Remembrance Day is a time not to celebrate war, but our desire for peace, to remember never to repeat those horrors war has brought, especially the two world wars of the 20th Century.
It hasn’t worked. The world seems to be falling into the trap George Santayana warned of: “Those who cannot remember the past are doomed to repeat it.”
It’s been a century since the end of the First World War and more than six decades since the end of the second, but in the intervening years, the world has rarely been without conflict, including genocides mirroring the Nazi Holocaust: Somalia, Rwanda, Sri Lanka and the ongoing slow genocide of the Rohingya in Myanmar, to name just a few of the more famous horrors humans have committed on fellow human beings.
It’s easy to say these are far away, in “Third-World countries” not here. But the populism that is driving modern politics, in the US, in Europe, in Brazil, and yes, in Canada, draws on the same methods — the racist rhetoric, the lies, the division, the “us versus them” — that were employed by Hitler, Mussolini, the Khmer Rouge and others in their drive for power.
Rather than remembering the past, we are beginning to repeat it.

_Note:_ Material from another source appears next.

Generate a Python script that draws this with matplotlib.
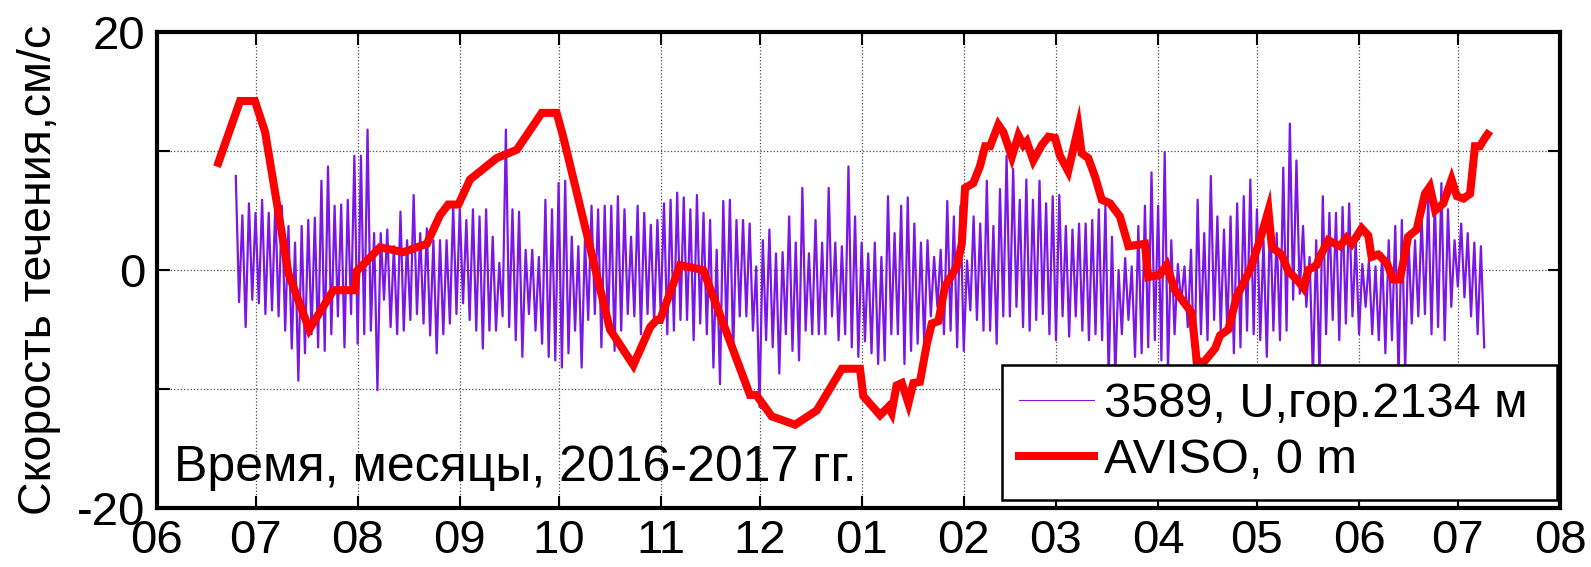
import numpy as np
import matplotlib
matplotlib.use('Agg')
import matplotlib.pyplot as plt
import matplotlib.dates as mdates
from datetime import datetime

plt.rcParams['font.family'] = ['Liberation Sans', 'DejaVu Sans']

# days counted from 2016-06-01
START = datetime(2016, 6, 1)

# AVISO surface velocity, cm/s
aviso_day = [18.7, 25.3, 29.8, 32.9, 40.0, 46.3, 53.6, 60.2, 60.7, 67.8, 74.9, 82.0, 86.0,
             88.5, 91.6, 95.1, 103.2, 109.3, 116.9, 121.4, 123.4, 137.6, 144.7, 149.8,
             151.8, 152.8, 158.9, 165.9, 180.1, 182.0, 186.7, 193.8, 200.4, 208.0, 213.5,
             214.5, 219.6, 222.1, 223.1, 224.6, 226.2, 228.2, 229.7, 231.7, 233.8, 235.3,
             237.3, 239.3, 242.9, 244.4, 245.4, 247.9, 249.9, 251.5, 253.0, 255.5, 257.0,
             259.6, 261.6, 263.1, 264.1, 266.1, 268.7, 270.7, 272.7, 274.2, 276.7, 279.8,
             280.8, 282.8, 284.9, 286.9, 289.4, 292.4, 295.0, 297.5, 300.0, 301.0, 304.6,
             306.6, 309.1, 314.2, 315.7, 317.7, 321.3, 322.8, 325.3, 327.9, 331.9, 334.9,
             337.5, 338.5, 339.5, 341.5, 343.5, 346.1, 348.1, 349.6, 352.1, 353.1, 355.7,
             357.7, 359.2, 361.2, 362.8, 365.8, 367.8, 368.8, 370.8, 373.4, 375.4, 377.4,
             378.4, 379.9, 382.5, 385.0, 386.5, 388.1, 390.6, 393.1, 394.7, 396.7, 398.7,
             400.2, 401.7, 403.0, 404.0]
aviso_val = [9.0, 14.2, 14.2, 11.6, -0.3, -5.0, -1.7, -1.7, -0.1, 1.9, 1.5, 2.2, 4.6,
             5.5, 5.5, 7.6, 9.4, 10.1, 13.2, 13.2, 11.2, -5.0, -8.0, -4.8,
             -4.2, -4.2, 0.4, 0.0, -10.5, -10.5, -12.3, -13.0, -11.8, -8.3, -8.3,
             -10.6, -12.2, -11.5, -12.0, -9.7, -9.5, -11.2, -9.5, -9.4, -6.2, -4.5,
             -4.3, -1.4, 0.3, 2.2, 6.9, 7.3, 8.7, 10.4, 10.4, 12.2, 11.6,
             9.5, 11.3, 10.5, 10.8, 9.2, 10.5, 11.2, 11.1, 9.6, 8.3, 12.0,
             9.8, 9.4, 7.8, 5.9, 5.6, 4.5, 2.0, 2.1, 2.2, -0.6, -0.4,
             0.4, -1.7, -3.6, -7.6, -7.8, -6.6, -5.5, -5.0, -2.2, 0.0, 2.5,
             5.0, 2.0, 1.7, 1.3, -0.1, -0.8, -1.5, 0.0, 0.4, 1.1, 2.5,
             2.2, 2.0, 2.7, 2.2, 3.5, 2.9, 1.1, 1.3, 0.6, -0.8, -0.8,
             0.6, 2.8, 3.4, 6.4, 7.0, 5.0, 5.6, 7.6, 6.2, 6.0, 6.4,
             10.4, 10.4, 11.0, 11.4]

# mooring 3589, U component at 2134 m: successive maxima / minima, 2-day steps from day 24
mooring_first_day = 24
mooring_step = 2
mooring_hi = [7.9, 4.6, 5.6, 4.8, 5.9, 4.8, 5.5, 5.4, 3.7, 2.3, 3.7, 4.2, 4.4, 7.5, 8.7, 5.4,
              5.5, 5.9, 9.6, 9.6, 11.8, 3.1, 3.1, 3.4, 2.0, 4.9, 2.5, 6.3, 3.1, 3.5, 2.5, 2.5,
              2.5, 5.4, 5.1, 4.2, 5.1, 4.5, 5.1, 2.8, 0.6, 11.8, 5.1, 4.9, 1.7, 1.7, 1.1, 5.9,
              5.1, 7.3, 7.5, 2.8, 2.0, 2.5, 5.4, 5.1, 5.4, 5.4, 6.2, 5.1, 2.8, 5.4, 4.8,
              3.8, 4.2, 5.6, 5.9, 6.5, 6.1, 5.1, 6.3, 4.8, 4.2, 1.7, 5.8, 5.9, 4.2, 4.2, 3.9,
              0.3, 2.5, 3.4, 1.4, 1.5, 4.5, 2.3, 6.9, 1.4, 4.2, 2.3, 6.9, 2.3, 2.0, 8.7, 4.5,
              2.3, 1.4, 2.3, 1.1, 6.2, 3.1, 5.4, 6.1, 3.9, 2.3, 2.5, 1.1, 1.7, 5.8, 4.5, 5.4,
              0.8, 4.5, 3.9, 7.5, 3.7, 6.8, 9.6, 8.5, 5.9, 7.6, 5.9, 7.5, 5.6, 6.2, 6.3, 3.7,
              3.4, 3.9, 3.9, 4.2, 5.1, 5.4, 2.8, 0.0, 1.0, 0.3, 3.7, 5.4, 8.2, 5.4, 9.9, 2.5,
              0.5, 0.3, 1.7, 5.9, 3.1, 7.9, 4.5, 3.4, 4.5, 5.6, 6.2, 7.6, 5.1, 2.5, 4.8, 3.1,
              8.6, 12.3, 9.2, 3.7, 1.1, 2.5, 6.2, 4.8, 4.8, 5.3, 5.6, 2.5, 0.5, 0.8, 0.3, 1.4,
              2.5, 3.7, 4.2, 2.8, 2.5, 4.5, 6.2, 5.9, 7.3, 5.1, 2.5, 3.9, 3.1, 2.3, 2.0]
mooring_lo = [-2.7, -4.8, -2.5, -2.8, -3.7, -3.4, -3.9, -5.1, -6.6, -9.3, -7.0, -5.4, -6.5,
              -6.8, -5.4, -3.9, -6.5, -3.7, -6.2, -5.4, -5.1, -10.1, -2.5, -4.8, -5.4, -5.1,
              -4.2, -3.7, -4.5, -5.5, -7.0, -5.4,
              -4.5, -3.7, -2.8, -4.2, -5.1, -6.6, -5.1, -5.1, -3.9, -4.8, -5.9, -7.3, -3.7,
              -5.1, -6.2, -7.3, -7.6, -8.2, -7.0, -5.1, -8.2, -4.2, -3.7, -6.5, -5.1, -6.8,
              -5.1, -3.7, -3.9, -5.4, -3.7,
              -4.5, -3.7, -5.4, -5.1, -4.2, -4.2, -5.9, -4.5, -5.4, -8.2, -9.6, -5.4, -7.0,
              -3.9, -3.9, -5.1, -11.5, -5.9, -6.5, -8.7, -5.4, -6.8, -7.6, -5.1, -5.4, -5.4,
              -5.4, -3.9, -5.9, -5.4, -6.5, -7.3,
              -6.0, -7.0, -7.9, -7.6, -5.4, -5.4, -7.9, -6.8, -6.2, -6.2, -3.9, -3.1, -5.4,
              -5.1, -6.5, -6.8, -3.4, -4.2, -5.1, -5.1, -6.2, -3.9, -3.9, -3.1, -4.8, -5.1,
              -4.2, -3.7, -5.4, -5.9, -3.9, -5.6,
              -3.9, -5.1, -5.9, -5.4, -5.9, -9.0, -9.0, -5.4, -4.2, -7.3, -7.0, -6.5, -5.9,
              -7.6, -8.5, -5.4, -2.8, -4.8, -9.0, -5.4, -5.9, -4.2, -5.1, -5.1, -7.0, -6.5,
              -5.1, -5.4, -5.9, -7.3, -5.1, -5.9,
              -5.1, -2.5, -2.0, -3.1, -9.0, -9.0, -5.4, -4.2, -5.9, -4.5, -3.9, -5.4, -3.1,
              -5.4, -5.9, -7.0, -5.9, -9.0, -8.5, -4.5, -3.9, -3.7, -5.4, -4.8, -5.9, -3.1,
              -1.4, -2.3, -3.9, -5.4, -6.5]

month_fmt = '%m'
y_ticks = [-20, -10, 0, 10, 20]
y_ticklabels = ['-20', '', '0', '', '20']
label_mooring = '3589, U,гор.2134 м'
label_aviso = 'AVISO, 0 m'
ylabel = 'Скорость течения,см/с'
xnote = 'Время, месяцы, 2016-2017 гг.'

t0 = mdates.date2num(START)

# interleave maxima and minima into one trace
n = min(len(mooring_hi), len(mooring_lo))
m_day = []
m_val = []
for i in range(n):
    d = mooring_first_day + i * mooring_step
    m_day += [d, d + mooring_step / 2]
    m_val += [mooring_hi[i], mooring_lo[i]]
m_t = t0 + np.array(m_day)
a_t = t0 + np.array(aviso_day)

fig = plt.figure(figsize=(15.91, 5.67), dpi=100)
ax = fig.add_axes([0.0985, 0.1041, 0.882, 0.8395])

ax.plot(m_t, m_val, color='#7a16e6', linewidth=1.6, label=label_mooring)
ax.plot(a_t, aviso_val, color='#ff0000', linewidth=5.8, solid_joinstyle='miter',
        label=label_aviso)

ax.set_xlim(mdates.date2num(datetime(2016, 6, 1)), mdates.date2num(datetime(2017, 8, 1)))
ax.set_ylim(-20, 20)
ax.xaxis.set_major_locator(mdates.MonthLocator())
ax.xaxis.set_major_formatter(mdates.DateFormatter(month_fmt))
ax.set_yticks(y_ticks)
ax.set_yticklabels(y_ticklabels)

ax.grid(True, linestyle=':', color='0.3', linewidth=0.9)
ax.tick_params(direction='in', length=9, width=1.5, top=True, right=True,
               labelsize=34, pad=8)
for s in ax.spines.values():
    s.set_linewidth(3)

ax.set_ylabel(ylabel, fontsize=33.5, labelpad=12)
ax.text(174, 567 - 481, xnote, transform=None, fontsize=36, va='baseline')

leg = ax.legend(loc='lower left', bbox_to_anchor=(0.6024, 0.0168, 0.3955, 0.28),
                mode='expand', borderaxespad=0, fontsize=35, fancybox=False,
                framealpha=1, edgecolor='black', handlelength=1.55, handletextpad=0.2,
                borderpad=0.35, labelspacing=0.22)
leg.get_frame().set_linewidth(1.8)
leg.get_lines()[0].set_linewidth(0.8)

fig.savefig('out.png', dpi=100)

We pause at 11 a.m. on Nov. 11 to remember the brave Canadians, men and women, who gave their lives to prevent just this kind of evil from spreading, to enforce the peace, trying and failing to prevent atrocities like Rwanda from happening.
You only need to look at the shooting last week at Pittsburgh’s Tree of Life synagogue for evidence that state-fostered climate of hatred, fear and racism is out of control in the U.S.
After you pause to remember our fallen, take another moment to remember that we, too, have a responsibility to continue that struggle against hatred and fear. We are the soldiers in this ongoing war.
“Take up our quarrel with the foe: to you from failing hands we throw the torch; be yours to hold it high.”